Supplied material =
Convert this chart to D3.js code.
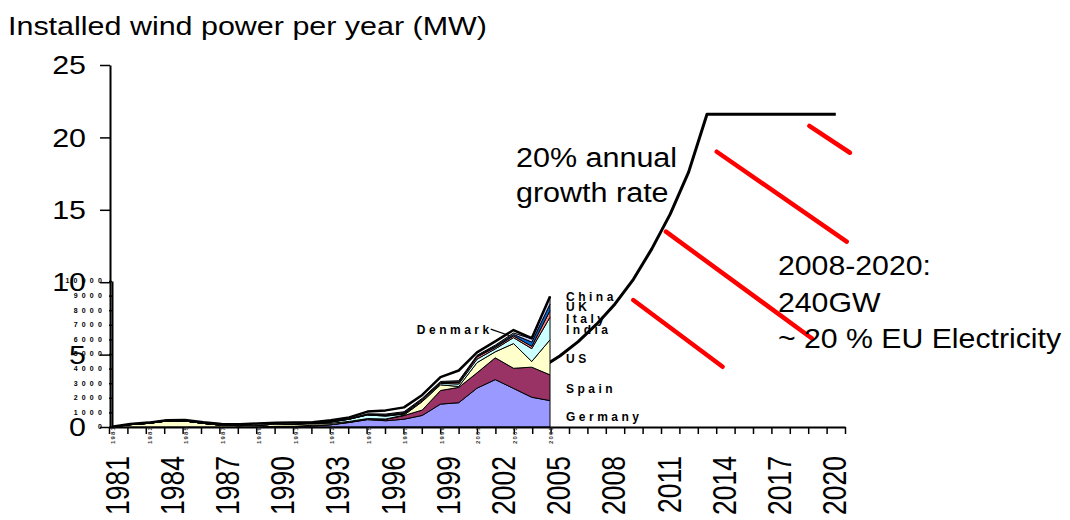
<!DOCTYPE html>
<html>
<head>
<meta charset="utf-8">
<script src="https://cdn.jsdelivr.net/npm/d3@7"></script>
<style>
  body { margin: 0; background: #fff; }
  svg { display: block; }
  text { font-family: "Liberation Sans", Arial, Helvetica, sans-serif; fill: #000; }
</style>
</head>
<body>
<svg id="chart" width="1070" height="520"></svg>
<script>
// ---- Installed wind power per year, by country (MW), 1981-2005 ----
const insetYears = [1981,1982,1983,1984,1985,1986,1987,1988,1989,1990,1991,1992,1993,
                    1994,1995,1996,1997,1998,1999,2000,2001,2002,2003,2004,2005];
const germany = [0,0,0,0,0,0,0,5,10,40,50,74,155,309,505,428,534,793,1568,1665,2659,3247,2645,2037,1808];
const spain   = [0,0,0,0,0,0,0,0,0,5,0,45,5,25,30,100,250,368,932,1050,1050,1493,1377,2061,1764];
const us      = [10,160,250,410,410,250,120,90,120,150,150,100,100,50,40,20,30,577,390,60,700,410,1690,390,2400];
const india   = [0,0,0,0,0,0,0,0,0,0,0,40,80,150,250,200,70,50,100,170,240,200,410,880,1550];
const italy   = [0,0,0,0,0,0,0,0,0,0,0,0,5,5,10,30,50,100,50,100,150,100,120,160,452];
const uk      = [0,0,0,0,0,0,0,0,0,0,20,30,50,30,50,50,50,20,20,50,60,90,100,290,446];
const china   = [0,0,0,0,0,0,0,0,0,0,0,0,10,10,20,60,60,60,60,75,50,70,100,230,498];
const denmark = [10,40,50,60,70,70,80,100,110,100,90,40,50,80,150,250,300,230,300,700,200,250,200,30,22];

const seriesNames  = ["Germany","Spain","US","India","Italy","UK","China","Denmark"];
const seriesValues = [germany, spain, us, india, italy, uk, china, denmark];
const seriesColors = ["#9999FF","#993366","#FFFFCC","#CCFFFF","#FF8080","#0066CC","#CCCCFF","#FFFFFF"];

// Right-hand country labels (top to bottom) and the level (MW) each one sits at
const legendNames  = ["China","UK","Italy","India","US","Spain","Germany"];
const legendLevels = [8650, 7960, 7140, 6350, 4400, 2350, 430];

// ---- Projection: 20% annual growth, capped (GW per year) ----
const growthYears  = [2004,2005,2006,2007,2008,2009,2010,2011,2012,2013,2014,2015,2016,2017,2018,2019,2020];
const growthValues = [4.1,4.9,5.9,7.1,8.5,10.2,12.3,14.7,17.6,21.6,21.6,21.6,21.6,21.6,21.6,21.6,21.6];

// Red hatch strokes under the plateau: [yearStart, GWStart, yearEnd, GWEnd]
const hatchLines = [
  [2009.49, 8.77, 2014.35, 4.16],
  [2011.27, 13.49, 2019.19, 6.13],
  [2014.03, 19.01, 2021.09, 12.80],
  [2019.06, 20.79, 2021.27, 18.94]
];

// Tick values / labels
const mainYTicks  = [0, 5, 10, 15, 20, 25];
const mainXTicks  = d3.range(1981, 2022);
const mainXLabels = [1981,1984,1987,1990,1993,1996,1999,2002,2005,2008,2011,2014,2017,2020];
const insetYTicks = [0,1000,2000,3000,4000,5000,6000,7000,8000,9000,10000];
const insetXLabels = [1981,1983,1985,1987,1989,1991,1993,1995,1997,1999,2001,2003,2005];

const svg = d3.select("#chart");

// Scales
const x  = d3.scaleLinear().domain([1981, 2021]).range([109, 845]);
const y  = d3.scaleLinear().domain([0, 25]).range([427, 65]);
const xi = d3.scaleLinear().domain([1981, 2005]).range([112, 550]);
const yi = d3.scaleLinear().domain([0, 10000]).range([427, 281]);

// Text helper: optional horizontal stretch and rotation
function label(parent, px, py, str, o) {
  o = o || {};
  let tr = `translate(${px},${py}) scale(${o.sx || 1},1)`;
  if (o.rotate) tr += ` rotate(${o.rotate})`;
  const t = parent.append("text")
    .attr("transform", tr)
    .attr("font-size", o.size || 12)
    .attr("text-anchor", o.anchor || "start")
    .text(str);
  if (o.dy) t.attr("dy", o.dy);
  if (o.weight) t.attr("font-weight", o.weight);
  if (o.ls) t.attr("letter-spacing", o.ls);
  if (o.fill) t.style("fill", o.fill);
  return t;
}

// ---- Growth projection line (plotted at category centres) ----
const growthLine = d3.line()
  .x((d, i) => x(growthYears[i] + 0.5))
  .y(d => y(d));
svg.append("path")
  .datum(growthValues)
  .attr("d", growthLine)
  .attr("fill", "none")
  .attr("stroke", "#000")
  .attr("stroke-width", 3)
  .attr("stroke-linejoin", "round");

// ---- Inset: plot background ----
svg.append("rect")
  .attr("x", xi(1981)).attr("y", yi(10000))
  .attr("width", xi(2005) - xi(1981))
  .attr("height", yi(0) - yi(10000))
  .attr("fill", "#fff");

// ---- Inset: stacked areas ----
const table = insetYears.map((yr, i) => {
  const row = { year: yr };
  seriesNames.forEach((n, k) => { row[n] = seriesValues[k][i]; });
  return row;
});
const stacked = d3.stack().keys(seriesNames)(table);
const area = d3.area()
  .x(d => xi(d.data.year))
  .y0(d => yi(d[0]))
  .y1(d => yi(d[1]));
svg.append("g").selectAll("path")
  .data(stacked)
  .join("path")
  .attr("d", area)
  .attr("fill", (d, i) => seriesColors[i])
  .attr("stroke", "#000")
  .attr("stroke-width", 1)
  .attr("stroke-linejoin", "round");

// total outline
const topLayer = stacked[stacked.length - 1];
svg.append("path")
  .datum(topLayer)
  .attr("d", d3.line().x(d => xi(d.data.year)).y(d => yi(d[1])))
  .attr("fill", "none")
  .attr("stroke", "#000")
  .attr("stroke-width", 2.5)
  .attr("stroke-linejoin", "round");

// ---- Red hatch strokes ----
svg.append("g").selectAll("line")
  .data(hatchLines)
  .join("line")
  .attr("x1", d => x(d[0])).attr("y1", d => y(d[1]))
  .attr("x2", d => x(d[2])).attr("y2", d => y(d[3]))
  .attr("stroke", "#FF0000")
  .attr("stroke-width", 4.5)
  .attr("stroke-linecap", "round");

// ---- Axes ----
const gy = svg.append("g").attr("transform", `translate(${x(1981) + 1},0)`)
  .call(d3.axisLeft(y).tickValues(mainYTicks).tickSize(10).tickSizeOuter(0).tickFormat(""));
const gx = svg.append("g").attr("transform", `translate(0,${y(0)})`)
  .call(d3.axisBottom(x).tickValues(mainXTicks).tickSize(7).tickSizeOuter(0).tickFormat(""));
const giy = svg.append("g").attr("transform", `translate(${xi(1981)},0)`)
  .call(d3.axisLeft(yi).tickValues(insetYTicks).tickSize(3).tickSizeOuter(0).tickFormat(""));
[gy, gx, giy].forEach(g => {
  g.select(".domain").attr("stroke", "#000").attr("stroke-width", 2);
  g.selectAll(".tick line").attr("stroke", "#000").attr("stroke-width", 1.5);
});

// Main y labels
mainYTicks.forEach(v => {
  label(svg, 86, y(v), String(v), { size: 26, sx: 1.17, anchor: "end", dy: "0.35em" });
});

// Inset y labels
insetYTicks.forEach(v => {
  label(svg, 106, yi(v), String(v), { size: 7, weight: "bold", anchor: "end", dy: "0.35em", ls: 4.2 });
});

// Main x labels (rotated)
mainXLabels.forEach(v => {
  label(svg, x(v + 0.5) - 1, 456, String(v), { size: 26.5, sx: 1.22, rotate: -90, anchor: "end", dy: "0.35em" });
});

// Inset x labels (tiny, rotated)
insetXLabels.forEach(v => {
  label(svg, xi(v) + 1, 435, String(v), { size: 6, weight: "bold", rotate: -90, anchor: "middle", dy: "0.35em", ls: 1.2, fill: "#333" });
});

// Title
label(svg, 8, 35, "Installed wind power per year (MW)", { size: 25.5, sx: 1.195 });

// Country labels beside the inset
legendNames.forEach((n, i) => {
  label(svg, xi(2005) + 16, yi(legendLevels[i]), n, { size: 12, weight: "bold", ls: 3.5 });
});

// Denmark label with leader
const dkFrom = [2001.75, 6700], dkTo = [2002.8, 6250];
svg.append("line")
  .attr("x1", xi(dkFrom[0])).attr("y1", yi(dkFrom[1]))
  .attr("x2", xi(dkTo[0])).attr("y2", yi(dkTo[1]))
  .attr("stroke", "#000").attr("stroke-width", 1.2);
label(svg, xi(dkFrom[0]) + 2, yi(dkFrom[1]) + 5, "Denmark", { size: 12, weight: "bold", ls: 3.5, anchor: "end" });

// Annotations
label(svg, 516, 167, "20% annual", { size: 28, sx: 1.09 });
label(svg, 516, 202, "growth rate", { size: 28, sx: 1.09 });
label(svg, 778, 275, "2008-2020:", { size: 28, sx: 1.08 });
label(svg, 778, 312, "240GW", { size: 28, sx: 1.08 });
label(svg, 778, 348, "~ 20 % EU Electricity", { size: 28, sx: 1.08 });
</script>
</body>
</html>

Challenge = Check each line above for the word "chart" and say how many have it, with nothing else.

Problem solution = 3